So, today’s the day where Renegade floats again. After spending a fraction of the money we thought we’d spend, we’re floating again, rocking not so gently on a dock as the swells roll into Santa Cruz’s not so protected harbor.
Lookin back on the work we’ve done this past week is kinda crazy. We hauled out to paint the bottom and “check out the rudder”. Maybe a couple other things. The first things we saw as the lift pulled us out of the cold waters of the pacific, besides the 50 pounds of mussels, were bites taken out of the keel on its deepest sections. While a couple looked an awful lot like a shark had been interested – i mean, there was an awful lot of various marine life down there – the boat had certainly been up on some rocks. After a day or two a memory came slowly back to me, i thought back to buying the boat.
Just after I handed the previous owners brother a stack of cash, he came clean: “Just so yanno, my brother did want to tell ya that there was one time he ran aground. He says he was going pretty slow, around 2 knots maybe, and just ran aground. He says it felt like mud, and that there shouldn’t be a problem. I’m telling ya just so yanno”
Looking back, it’s pretty fucking clear that no sailors ever “confessed” to running softly up on a mud flat. It’s something that happens, sure, just like sometimes you drive over the white lines in a parking lot, but it’s just not worth mentioning.
So after getting a couple suggestions, including re-glassing the whole bottom foot of the keel, I spent a day grinding out the chucks gone missing and gooped in some epoxy. It was a lot. A couple spots were six inches long and about 3/4 of an inch thick, and the entire trailing edge, up about 10 inches, was just gone. With no intention of making it look all that pretty, I’d say I made a decent job of it, and without looking for trouble, it’s hard to notice something went so amiss down there in the past 50 years of this boats life.
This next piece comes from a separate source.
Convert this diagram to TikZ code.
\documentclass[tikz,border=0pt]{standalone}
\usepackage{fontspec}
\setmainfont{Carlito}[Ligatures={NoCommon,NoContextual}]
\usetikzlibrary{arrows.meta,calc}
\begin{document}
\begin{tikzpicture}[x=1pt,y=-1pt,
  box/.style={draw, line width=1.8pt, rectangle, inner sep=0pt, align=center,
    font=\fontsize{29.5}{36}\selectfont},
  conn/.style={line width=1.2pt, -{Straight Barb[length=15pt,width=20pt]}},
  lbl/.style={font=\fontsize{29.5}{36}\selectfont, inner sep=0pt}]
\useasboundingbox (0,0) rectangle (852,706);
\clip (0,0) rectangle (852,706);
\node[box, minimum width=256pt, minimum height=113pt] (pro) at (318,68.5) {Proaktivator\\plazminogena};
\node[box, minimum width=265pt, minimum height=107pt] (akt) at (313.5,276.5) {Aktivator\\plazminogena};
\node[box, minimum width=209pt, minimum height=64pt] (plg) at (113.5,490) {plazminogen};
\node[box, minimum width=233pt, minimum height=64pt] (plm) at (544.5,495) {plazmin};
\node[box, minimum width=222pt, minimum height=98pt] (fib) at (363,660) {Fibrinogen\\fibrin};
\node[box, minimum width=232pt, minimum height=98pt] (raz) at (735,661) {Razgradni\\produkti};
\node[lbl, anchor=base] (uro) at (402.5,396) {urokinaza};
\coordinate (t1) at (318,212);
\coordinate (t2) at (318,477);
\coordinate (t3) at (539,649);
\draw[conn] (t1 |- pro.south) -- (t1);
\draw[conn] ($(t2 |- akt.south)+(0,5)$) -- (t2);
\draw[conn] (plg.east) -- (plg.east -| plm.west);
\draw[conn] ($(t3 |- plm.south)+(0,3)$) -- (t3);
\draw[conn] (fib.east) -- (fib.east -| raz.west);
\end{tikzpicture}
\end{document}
The other surprise was “checking out the rudder”. Our plan was to just drop it, give it a once over, and probably just regrease it. So simple. Well the bearings, which are just plastic races solid 2 inch bronze rudder shaft rotates inside of, left far too much play to use. Googling to find replacements for a design that’s been outdated for 40 years proved difficult, and the shafts probably a little worn down itself, so even replacing the delrin bearings might still leave undesired wiggle room. But the internet provides. I came across a forum where someone just put the rudder in, plugged up the bottom, and filled the entire shaft with epoxy. It had some graphite in it, and they waxed the rudder stock, but that’s about it.
“fucking crazy! there’s noooo way I’m gonna glue my rudder in place trying some crazy thing like that!”
So the next day we tried it, and the epoxy never cured. We tried a second time and everything seems pretty fine so far, though it’s a little tight in there. We’re kinda just waiting to see if the frictions too much for a self steering set up to overcome, or if it gets a little easier as it breaks in.
But for now, we’re waiting for fronts to clear. First one, then another. Steve’s convinced we’ll never have favorable wind till October next year. I just start with looking at the forecasts for the next two days, and yeah, we’re not leaving in the next two days, at least.
Maybe that we’re not painting or running up a bill on the hard, I’ll find some shredder friends that’ll take me surfing in the ridiculous swells this storms kicking up. Or maybe I’ll just play air hockey with some buds. Or we’ll download cave story on our three computers.